Carlos Terán, músico y fanático de Gustavo Cerati, conversó rápidamente con el cantante en 2002. Foto Diego Pallero/ ElComercio
Era tarde. El concierto estaba ya casi por empezar en el Coliseo Rumiñahui. Estaba junto a mi hermana en el lobby del hotel. Nunca pensamos que nos convertiríamos en ese tipo de personas: los que persiguen celebridades, pero lo hicimos y valió la pena.
Era el año 2002 y él no había vuelto desde el 2000 cuando hizo su gira promocional de Bocanada, un disco que influenció a toda mi generación de amigos músicos universitarios y que dio paso a algunas de mis composiciones en particular.

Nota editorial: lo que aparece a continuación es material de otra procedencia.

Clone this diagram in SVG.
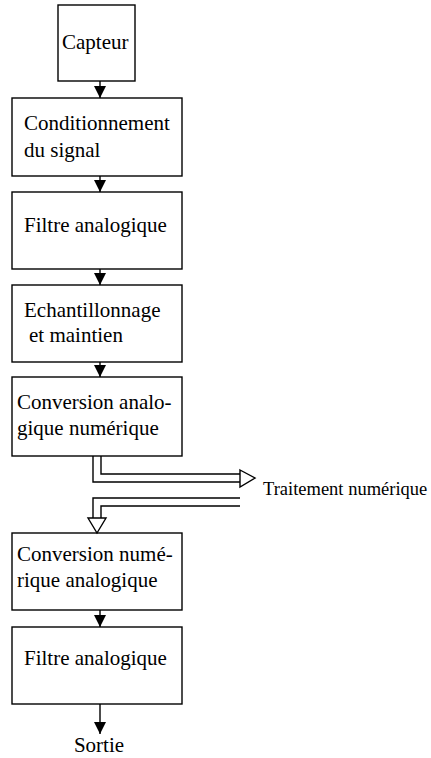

Los Aterciopelados ya habían iniciado el concierto. Entonces vino la noticia por parte de una ‘groupie’ que vino siguiendo a Charly García y Fito Páez desde que salieron de Buenos Aires: ¡Gustavo ya viene! Lo vimos bajar las escaleras. Era nuestra oportunidad.
Armado de un marcador que no decía “Indeleble” y un poster con su silueta humeante, tome una respiración profunda y me acerqué. Él estaba apurado, ya debía ir para tocar ante el público quiteño. Se detuvo cuando lo llamé. Me vio y dijo: “¡Ahora no, ahora no!”. Sentí que se me iba mi oportunidad de conocerlo pero alguien de su equipo lo convenció de quedarse unos segundos y lo hizo. Con una emoción de quinceañero (a pesar de tener 27) le entregué el marcador y el poster. Él lo firmó rápidamente: “Gus”.
En estos breves segundos que afortunadamente se me hicieron eternos, saqué de mi bolsillo lo que tenía preparado para él: una copia provisional de Variaciones Mentales, el primer (y único) disco de mi banda de aquel entonces, Acróbatas. Era todavía un disco en proceso de culminación pero mi objetivo era dejar en manos de mi Maestro esa pequeña obra hecha por cuatro personas que admiraban profundamente su música, sus letras y su estilo. Lo tomó en sus manos y lo vio con detenimiento. Entonces vino el micro diálogo:
Él: “¿Esto es para mí?”
Yo: “Sí, es un disco que estoy haciendo con mi banda”
Él: “Ah, qué bonito. ¿Te gustó mi último disco?”
Yo: “Todavía no lo están vendiendo aquí, no lo he escuchado”
Él: “¿Ah, no? Bueno, me voy. Nos vemos en el concierto”
El poster con el autógrafo tuvo un triste final, un largo proceso de desaparición: la firma se desvaneció progresivamente con los años y el poster como tal fue a parar en manos de alguien que decidió quitármelo sin saberlo yo. Confieso que fue una tristeza.
Al final, él también se ha ido luego de años de desvanecerse. Lo que me dejó como músico es, a diferencia de mi marcador, indeleble y nadie lo podrá robar jamás. Esa es la única felicidad dentro de todo este cuento. Adiós, Gustavo Cerati.